Réforme des retraites à l'Opéra de Paris : "La clause du grand-père n'est pas une solution pérenne", juge un danseur
Alexandre Carniato, danseur à l'Opéra Garnier, salue sur franceinfo une avancée alors que le gouvernement a proposé aux danseurs de l'Opéra de Paris que le nouveau régime de retraites entre en vigueur seulement pour les danseurs recrutés à partir de 2022.
Alors que le gouvernement a proposé aux danseurs de l’Opéra de Paris que le nouveau régime de retraites entre en vigueur seulement pour les danseurs recrutés à partir de 2022, Alexandre Carniato, danseur à l'Opéra Garnier salue une avancée mais estime sur franceinfo que cette clause du grand-père "n'est pas une solution pérenne" pour l'Opéra de Paris.
Alexandre Carniato, vous avez 41 ans. Vous gagnez 2 500 euros nets par mois. Et vous devriez toucher une retraite de 1 067 euros mensuels dans un an puisque votre génération est concernée par la clause du grand-père. Est-ce une satisfaction pour vous ?
La fameuse clause du grand père a été proposée pour le ballet. Le ballet est très content. C'est une avancée, mais cette solution n'est pas pérenne pour l'Opéra de Paris. C'est toute la complexité. Les danseurs ne se battent pas seulement pour eux. Les danseurs se préoccupent de l'avenir des jeunes danseurs de l'Opéra de Paris. Qu'est-ce que l'on va dire à la nouvelle génération ? Cela fait 350 ans que ce système de retraites existe. Et désormais que va faire la nouvelle génération ? Elle va venir faire une pige, peut-être une ou deux années, et elle partira sous de nouveaux cieux, là où elle sera largement mieux rémunérée. On sait que c'est grâce à ce système de retraites que les meilleurs danseurs restent à l'Opéra de Paris. On craint de perdre l'excellence qu'a l'Opéra de Paris aujourd'hui au profit d'un nouveau système qui ne fera que nuire à notre patrimoine.
À la fin de la carrière à l'Opéra de Paris, est-ce difficile pour un danseur de se reconvertir ?
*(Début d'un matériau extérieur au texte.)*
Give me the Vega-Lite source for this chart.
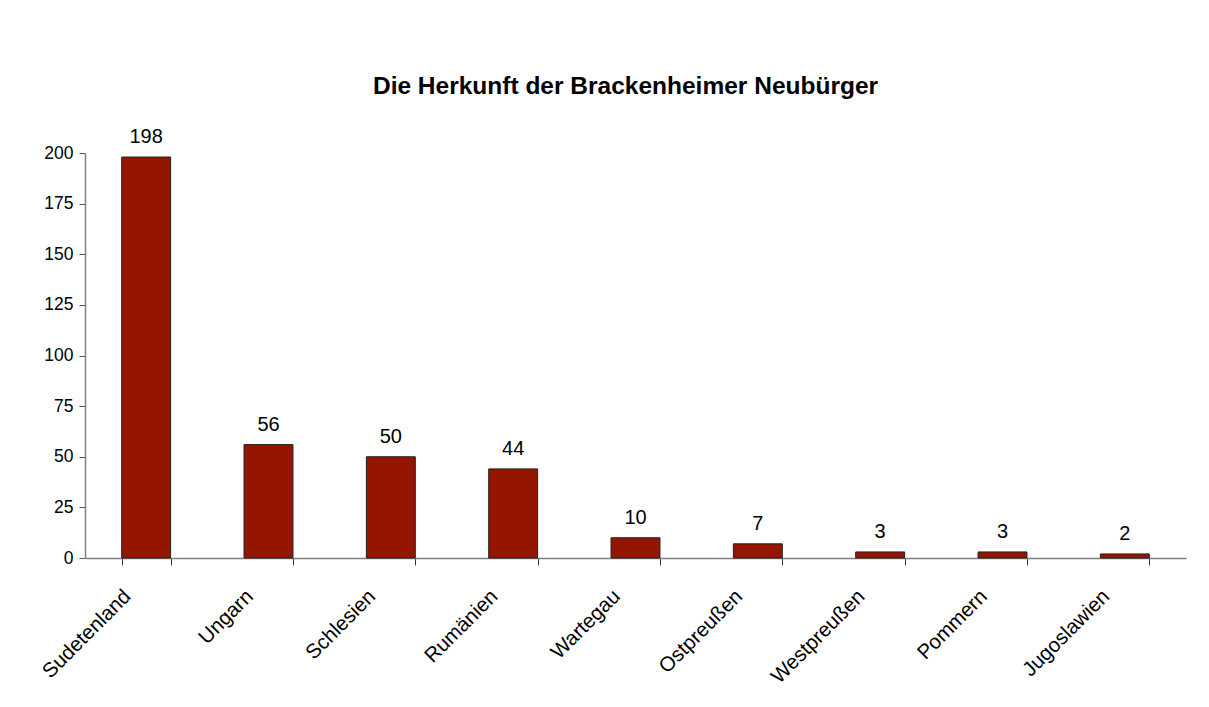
{
  "$schema": "https://vega.github.io/schema/vega-lite/v6.json",
  "autosize": {"type": "none"},
  "width": 1101,
  "height": 405,
  "padding": {"left": 85, "top": 153, "right": 23, "bottom": 149},
  "background": "white",
  "title": {
    "text": "Die Herkunft der Brackenheimer Neubürger",
    "font": "Liberation Sans",
    "fontSize": 24.5,
    "fontWeight": "bold",
    "color": "black",
    "anchor": "middle",
    "offset": 28,
    "dx": -10
  },
  "data": {
    "values": [
      {"herkunft": "Sudetenland", "anzahl": 198},
      {"herkunft": "Ungarn", "anzahl": 56},
      {"herkunft": "Schlesien", "anzahl": 50},
      {"herkunft": "Rumänien", "anzahl": 44},
      {"herkunft": "Wartegau", "anzahl": 10},
      {"herkunft": "Ostpreußen", "anzahl": 7},
      {"herkunft": "Westpreußen", "anzahl": 3},
      {"herkunft": "Pommern", "anzahl": 3},
      {"herkunft": "Jugoslawien", "anzahl": 2}
    ]
  },
  "encoding": {
    "x": {
      "field": "herkunft",
      "type": "nominal",
      "sort": null,
      "scale": {"paddingInner": 0.6, "paddingOuter": 0.3},
      "axis": {
        "title": null,
        "labelAngle": -45,
        "labelAlign": "right",
        "labelBaseline": "middle",
        "labelFont": "Liberation Sans",
        "labelFontSize": 20.5,
        "labelColor": "black",
        "labelPadding": 28,
        "labelOffset": -19,
        "tickBand": "extent",
        "tickSize": 7,
        "tickColor": "#333",
        "domainColor": "#808080",
        "domainWidth": 1.5
      }
    },
    "y": {
      "field": "anzahl",
      "type": "quantitative",
      "scale": {"domain": [0, 200]},
      "axis": {
        "title": null,
        "values": [0, 25, 50, 75, 100, 125, 150, 175, 200],
        "grid": false,
        "labelFont": "Liberation Sans",
        "labelFontSize": 17.5,
        "labelColor": "black",
        "labelPadding": 6,
        "tickSize": 6,
        "tickColor": "#555",
        "domainColor": "#808080",
        "domainWidth": 1.5
      }
    }
  },
  "layer": [
    {
      "mark": {"type": "bar", "color": "#941500", "stroke": "#222", "strokeWidth": 1}
    },
    {
      "mark": {"type": "text", "baseline": "alphabetic", "dy": -14, "font": "Liberation Sans", "fontSize": 20, "color": "black"},
      "encoding": {"text": {"field": "anzahl", "type": "quantitative"}}
    }
  ],
  "config": {"view": {"stroke": null}}
}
C'est très compliqué. On arrive très jeune à l'Opéra de Paris et beaucoup de danseurs n'ont pas le baccalauréat. Pourquoi ? Parce que quand on rentre à 16 ans à l'Opéra, on travaille de 9h30 à 23 heures. Il y a le temps des répétitions, le temps de musculation, le temps de gainage. Les journées sont bien remplies afin de préserver notre corps et afin qu'il dure le plus longtemps possible.
Que faudrait-il mettre en place pour vous aider à vous reconvertir ?
La proposition a été faite de former les danseurs à partir de 42 ans afin qu'ils trouvent un travail avec un salaire équivalent à celui qu'ils touchaient à l'Opéra. Sur le papier c'est vendeur. Mais il faut aussi penser à la réalité du marché. Si l'on est formé pendant deux ou trois ans à partir de 42 ans, on va se retrouver sur le marché du travail à 45 ans. Mais à diplôme équivalent, l'employeur va-t-il choisir quelqu'un de 22 ans ou quelqu'un de 45 ans ? Je pense qu'ils vont plutôt miser sur quelqu'un qui a 22 ans.
De manière plus globale, est-ce difficile de se projeter dans l'avenir quand on est un artiste comme vous ?
C'est très difficile parce qu'il y a un élément vraiment variable qui est : comment mon corps va-t-il pouvoir continuer ? On parle d'une limite d'âge à 42 ans mais certains doivent quitter l'Opéra plus tôt. On est tous différents et certains peuvent avoir des blessures graves. J'ai des collègues qui ont dû partir plus tôt. Ils se sont retrouvés sans pension et à la rue. Quand on parle de l'Opéra de Paris, on pense aux dorures, mais la réalité est différente. Alors on ne se plaint pas par rapport à toutes ces blessures. On a signé pour ça aussi. Mais si l'on veut faire perdurer ce patrimoine qu'est l'Opéra, il faut préserver le système actuel des pensions.